While in the process of flipping my English composition classroom from a writing class to a lecture class, I hit upon an activity that altered the way the class would run for the rest of the semester. I had set up this course in a computer lab so that I could briefly lecture or answer questions about an assignment before the students would spend the rest of the period writing. They would receive immediate answers to their questions as well as immediate support and critiques of their writing from me and from their peers. Like most English instructors, my intent was to offer an official peer review day for each essay due.

My plans did not have the results I expected, though. The pattern to the class became a brief Q&A session followed by the students dividing into two groups: those who avoided making eye contact with me so I would not interrupt their drafting, and those who raised their hands repeatedly so I could check their every paragraph. The former set of students did not receive any immediate feedback from me or their peers because they avoided it; the latter set of students was looking for me to “pre-grade” their work. None of them were learning to review essays critically to improve their writing skills.

So, I changed the class requirement. Instead of offering a chance at peer review of their first essay, I informed the students they were required to bring in their drafts—at whatever stage they were written—saved on a jump drive. “The peer review for next week is now mandatory,” I instructed. I decided they would critique each other if I forced the issue.

The students were leery of sharing their work with their classmates, and it took a while to get a volunteer to offer the first essay. We are fortunate to have a Promethean Board at the front of the lab, so when the first student offered, I showed her essay on screen and then marked it in front of the whole class based on her peers’ comments.

To offer balanced information, we determined as a class what worked well within the essay and what needed improvement based upon the specific audience reviewing it. When the students were hesitant to offer more than a “good work” or “I like it,” I pressed them by asking “Why is it good?” or “Why do you like it?” We then discussed what style ideas the students tried and how they worked or did not work for their general audience of classmates. In this period, we were able to examine three students’ drafts, including the introduction, a few body paragraphs, and any research they chose to include.

This was a fantastic amount of feedback for a one-hour-and-fifteen-minute class, but I did not feel like we had done enough. I learned differently when I looked at the faces of every student in the room. They were able to offer constructive criticism as a team of 25. In addition, they were able to take what they heard from their classmates’ comments and what they had read in the examples on screen and apply it to their own drafts. By the end of the class period, I was hearing positive comments about the writing skill of the student volunteers and that the students wished we could continue editing papers the following week.

One student summarized his classmates’ thoughts: “These were good drafts on the board, and I feel like my paper isn’t at that level yet. But, now I know that it should be.”
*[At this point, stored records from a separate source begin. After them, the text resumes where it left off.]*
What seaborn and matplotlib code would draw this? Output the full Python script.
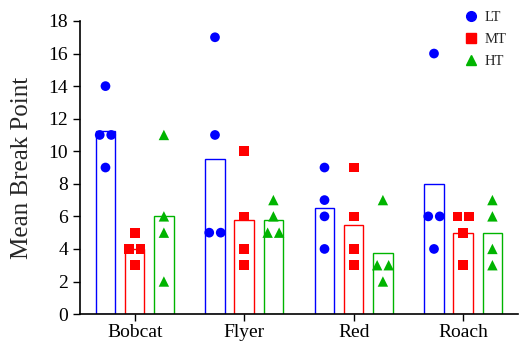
import matplotlib
matplotlib.use("Agg")
import matplotlib.pyplot as plt
from matplotlib.lines import Line2D
import seaborn as sns
import pandas as pd
import numpy as np

categories = ["Bobcat", "Flyer", "Red", "Roach"]
groups = ["LT", "MT", "HT"]
values = {
    ("Bobcat", "LT"): [14, 11, 11, 9],
    ("Bobcat", "MT"): [5, 4, 4, 3],
    ("Bobcat", "HT"): [11, 6, 5, 2],
    ("Flyer", "LT"): [17, 11, 5, 5],
    ("Flyer", "MT"): [10, 6, 4, 3],
    ("Flyer", "HT"): [7, 6, 5, 5],
    ("Red", "LT"): [9, 7, 6, 4],
    ("Red", "MT"): [9, 6, 4, 3],
    ("Red", "HT"): [7, 3, 3, 2],
    ("Roach", "LT"): [16, 6, 6, 4],
    ("Roach", "MT"): [6, 6, 5, 3],
    ("Roach", "HT"): [7, 6, 4, 3],
}
colors = {"LT": "#0000ff", "MT": "#ff0000", "HT": "#00b400"}
markers = {"LT": "o", "MT": "s", "HT": "^"}

rows = []
for (c, g), vals in values.items():
    for v in vals:
        rows.append({"cat": c, "grp": g, "val": v})
df = pd.DataFrame(rows)

sns.set_style("ticks")
plt.rcParams["font.family"] = ["Liberation Serif", "DejaVu Serif"]

fig = plt.figure(figsize=(5.19, 3.44), dpi=100)
ax = fig.add_axes([0.154, 0.087, 0.844, 0.852])

sns.barplot(data=df, x="cat", y="val", hue="grp", order=categories, hue_order=groups,
            palette=colors, errorbar=None, fill=False, gap=0.33, linewidth=1,
            legend=False, ax=ax)

ax.set_ylim(0, 18)
ax.set_xlim(-0.47, 3.45)

n_before = len(ax.collections)
for g in groups:
    sub = df[df["grp"] == g]
    sns.stripplot(data=sub, x="cat", y="val", hue="grp", order=categories, hue_order=groups,
                  palette=colors, dodge=True, jitter=False, marker=markers[g],
                  size=7 if g != "HT" else 7.5, linewidth=0, legend=False, ax=ax)

# spread tied values symmetrically around their group centre
spacing = 0.105
for coll in ax.collections[n_before:]:
    offs = coll.get_offsets().copy()
    if len(offs) == 0:
        continue
    for y in np.unique(offs[:, 1]):
        idx = np.where(offs[:, 1] == y)[0]
        n = len(idx)
        if n > 1:
            cx = offs[idx, 0].mean()
            offs[idx, 0] = cx + (np.arange(n) - (n - 1) / 2) * spacing
    coll.set_offsets(offs)

ax.set_yticks(range(0, 19, 2))
ax.set_xlabel("")
ax.set_ylabel("Mean Break Point", fontsize=18, labelpad=11)
ax.tick_params(axis="both", labelsize=14, length=5, width=1, color="black", labelcolor="black")
ax.tick_params(axis="x", pad=2)
for s in ["left", "bottom"]:
    ax.spines[s].set_color("black")
    ax.spines[s].set_linewidth(1.2)
sns.despine(ax=ax)

handles = [Line2D([], [], linestyle="none", marker=markers[g], color=colors[g],
                  markersize=7, label=g) for g in groups]
ax.legend(handles=handles, loc="upper left", bbox_to_anchor=(0.838, 1.08), frameon=False,
          fontsize=10.5, handletextpad=0.2, labelspacing=0.62, handlelength=1.5)

fig.savefig("out.png", dpi=100)
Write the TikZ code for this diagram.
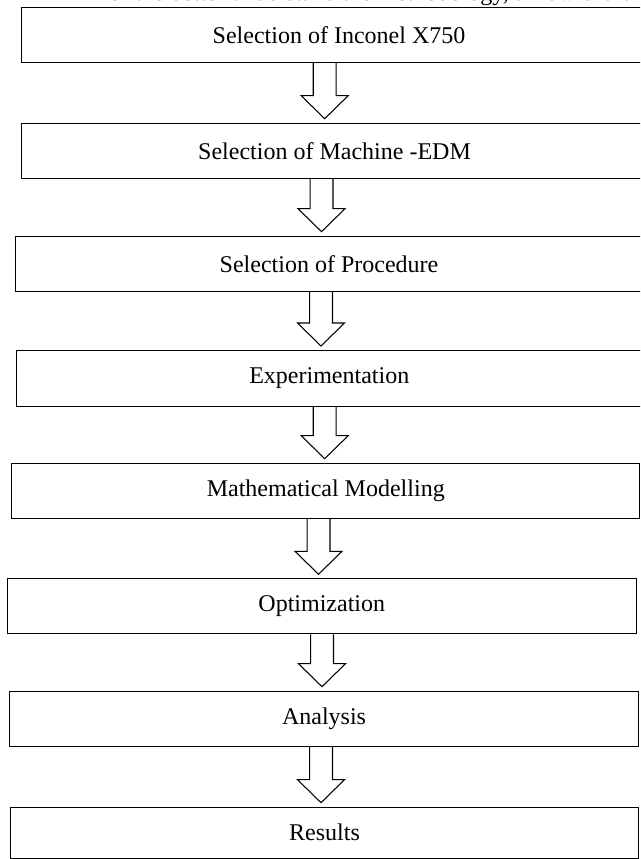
\documentclass[tikz,border=0pt]{standalone}
\usepackage{fontspec}
\setmainfont{Liberation Serif}
\usetikzlibrary{calc}

\newcommand{\flowarrow}[3]{%
  \draw[hollow] let \p1=(#1.south), \p2=(#2.north), \p3=(#3,0) in
    (\x3-8.6pt,\y1) -- (\x3-8.6pt,\y2+20.25pt) -- (\x3-17.6pt,\y2+20.25pt) -- (\x3,\y2+3pt)
    -- (\x3+17.6pt,\y2+20.25pt) -- (\x3+8.6pt,\y2+20.25pt) -- (\x3+8.6pt,\y1);}

\begin{document}
\begin{tikzpicture}[x=0.75pt, y=-0.75pt, every node/.style={font=\fontsize{18}{21.6}\selectfont}]
\tikzset{stage/.style={draw, line width=0.8pt, anchor=north west, minimum height=41.25pt, inner sep=0pt}}
\tikzset{hollow/.style={line width=0.8pt, line join=miter}}
\useasboundingbox (0,0) rectangle (640,859);
\clip (0,0) rectangle (640,859);
\node[anchor=base west] (lead) at (91,1) {For the better understand the methodology, a flow chart is};
\node[stage, minimum width=476.25pt] (inconel) at (21,7) {Selection of Inconel X750};
\node[stage, minimum width=469.5pt] (machine) at (21,122.7) {Selection of Machine -EDM};
\node[stage, minimum width=470.25pt] (procedure) at (15,235.7) {Selection of Procedure};
\node[stage, minimum width=469.9pt, minimum height=42pt] (experiment) at (15.5,350) {Experimentation};
\node[stage, minimum width=470.7pt] (modelling) at (11.4,462.7) {Mathematical Modelling};
\node[stage, minimum width=471.4pt] (optimization) at (7,578.3) {Optimization};
\node[stage, minimum width=471.75pt] (analysis) at (9,690.7) {Analysis};
\node[stage, minimum width=471pt, minimum height=38.25pt] (results) at (10,806.7) {Results};
\flowarrow{inconel}{machine}{324.7}
\flowarrow{machine}{procedure}{321.5}
\flowarrow{procedure}{experiment}{321}
\flowarrow{experiment}{modelling}{324.7}
\flowarrow{modelling}{optimization}{318.5}
\flowarrow{optimization}{analysis}{322}
\flowarrow{analysis}{results}{321}
\end{tikzpicture}
\end{document}
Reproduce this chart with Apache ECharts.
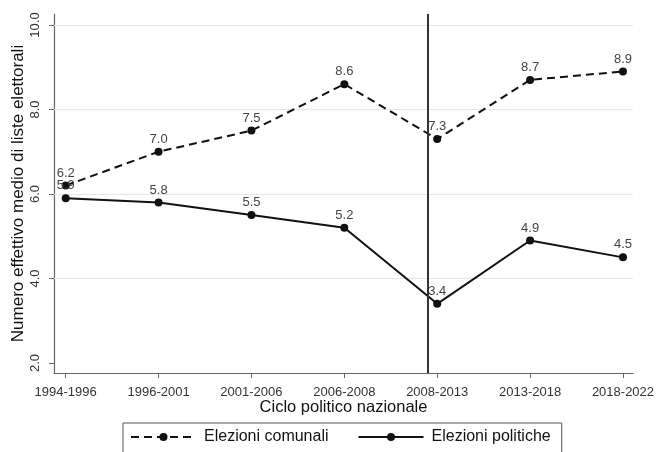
<!DOCTYPE html>
<html>
<head>
<meta charset="utf-8">
<script src="https://cdn.jsdelivr.net/npm/echarts@6/dist/echarts.min.js"></script>
<style>html,body{margin:0;padding:0;background:#fff}#c{width:656px;height:452px}</style>
</head>
<body>
<div id="c"></div>
<script>
var categories = ['1994-1996','1996-2001','2001-2006','2006-2008','2008-2013','2013-2018','2018-2022'];
var comunali = [6.2, 7.0, 7.5, 8.6, 7.3, 8.7, 8.9];
var politiche = [5.9, 5.8, 5.5, 5.2, 3.4, 4.9, 4.5];
var yTicks = [2, 4, 6, 8, 10];
var gridValues = [4, 6, 8, 10];
var breakPosition = 3.9;
var seriesNames = ['Elezioni comunali', 'Elezioni politiche'];

var FONT = '"Liberation Sans", Arial, sans-serif';
var chart = echarts.init(document.getElementById('c'), null, {renderer: 'canvas'});
function pairs(arr){ return arr.map(function(v,i){ return [i, v]; }); }
var labelCfg = {show: true, position: 'top', distance: 2, color: '#444', fontSize: 13, fontFamily: FONT,
  formatter: function(p){ return p.value[1].toFixed(1); }};
chart.setOption({
  animation: false,
  textStyle: {fontFamily: FONT},
  grid: {left: 54, right: 23, top: 14, bottom: 79, containLabel: false, outerBoundsMode: 'none'},
  xAxis: {
    type: 'value', min: -0.126, max: 6.108,
    name: 'Ciclo politico nazionale', nameLocation: 'middle', nameGap: 26, nameMoveOverlap: false,
    nameTextStyle: {fontSize: 16.5, color: '#111', fontFamily: FONT},
    axisLine: {show: true, onZero: false, lineStyle: {color: '#666', width: 1.2}},
    axisTick: {show: true, length: 5, lineStyle: {color: '#666'}, customValues: categories.map(function(c,i){return i;})},
    axisLabel: {customValues: categories.map(function(c,i){return i;}), fontSize: 13, color: '#333', margin: 13,
      formatter: function(v){ return categories[Math.round(v)]; }},
    splitLine: {show: false}
  },
  yAxis: {
    type: 'value', min: 1.763, max: 10.26,
    name: 'Numero effettivo medio di liste elettorali', nameLocation: 'middle', nameGap: 27, nameRotate: 90,
    nameMoveOverlap: false,
    nameTextStyle: {fontSize: 17, color: '#111', fontFamily: FONT},
    axisLine: {show: true, onZero: false, lineStyle: {color: '#666', width: 1.2}},
    axisTick: {show: true, length: 5, lineStyle: {color: '#666'}, customValues: yTicks},
    axisLabel: {customValues: yTicks, rotate: 90, fontSize: 13, color: '#333', margin: 12,
      formatter: function(v){ return v.toFixed(1); }},
    splitLine: {show: false}
  },
  legend: {
    left: 123, top: 423, width: 441,
    padding: [6, 11, 8, 7], itemGap: 29,
    borderColor: '#555', borderWidth: 1,
    itemWidth: 65, itemHeight: 10,
    textStyle: {fontSize: 16, color: '#111', fontFamily: FONT, padding: [0, 0, 0, 3]},
    data: seriesNames
  },
  series: [
    {
      name: seriesNames[0], type: 'line', data: pairs(comunali),
      symbol: 'circle', symbolSize: 8,
      itemStyle: {color: '#111'},
      lineStyle: {color: '#111', width: 2, type: [8, 5]},
      label: labelCfg, z: 5,
      markLine: {
        silent: true, symbol: 'none', label: {show: false},
        lineStyle: {color: '#e6e6e6', width: 1.2, type: 'solid'},
        data: gridValues.map(function(v){ return {yAxis: v}; }),
        z: 1
      }
    },
    {
      name: seriesNames[1], type: 'line', data: pairs(politiche),
      symbol: 'circle', symbolSize: 8,
      itemStyle: {color: '#111'},
      lineStyle: {color: '#111', width: 2, type: 'solid'},
      label: labelCfg, z: 5,
      markLine: {
        silent: true, symbol: 'none', label: {show: false},
        lineStyle: {color: '#333', width: 2, type: 'solid'},
        data: [{xAxis: breakPosition}],
        z: 6
      }
    }
  ]
});
</script>
</body>
</html>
We ended the class discussing what strengths the students realized they had when writing, and what they could learn from the drafts we had examined already. Some students have a way with words but needed to improve their paragraph structure; others were strong researchers but struggled in formatting that research properly. Ultimately, they saw that they all can make improvements and that peer review as a class is a fun, and useful, exercise. I saw that a class which is comfortable as a group will think critically about their own drafts and respond to their peers in a way that keeps everyone engaged and improving.

When the students asked if we could group peer review essays in our lab for the remainder of the term, I readily agreed. I know that I can interrupt with a lesson or two if needed as the term progresses, but if they are willing to draft at home as preparation for a review in class, I see no reason to have them stop working as a team. I do not want to risk losing their engagement or to miss the opportunity for critical thinking practice in this class.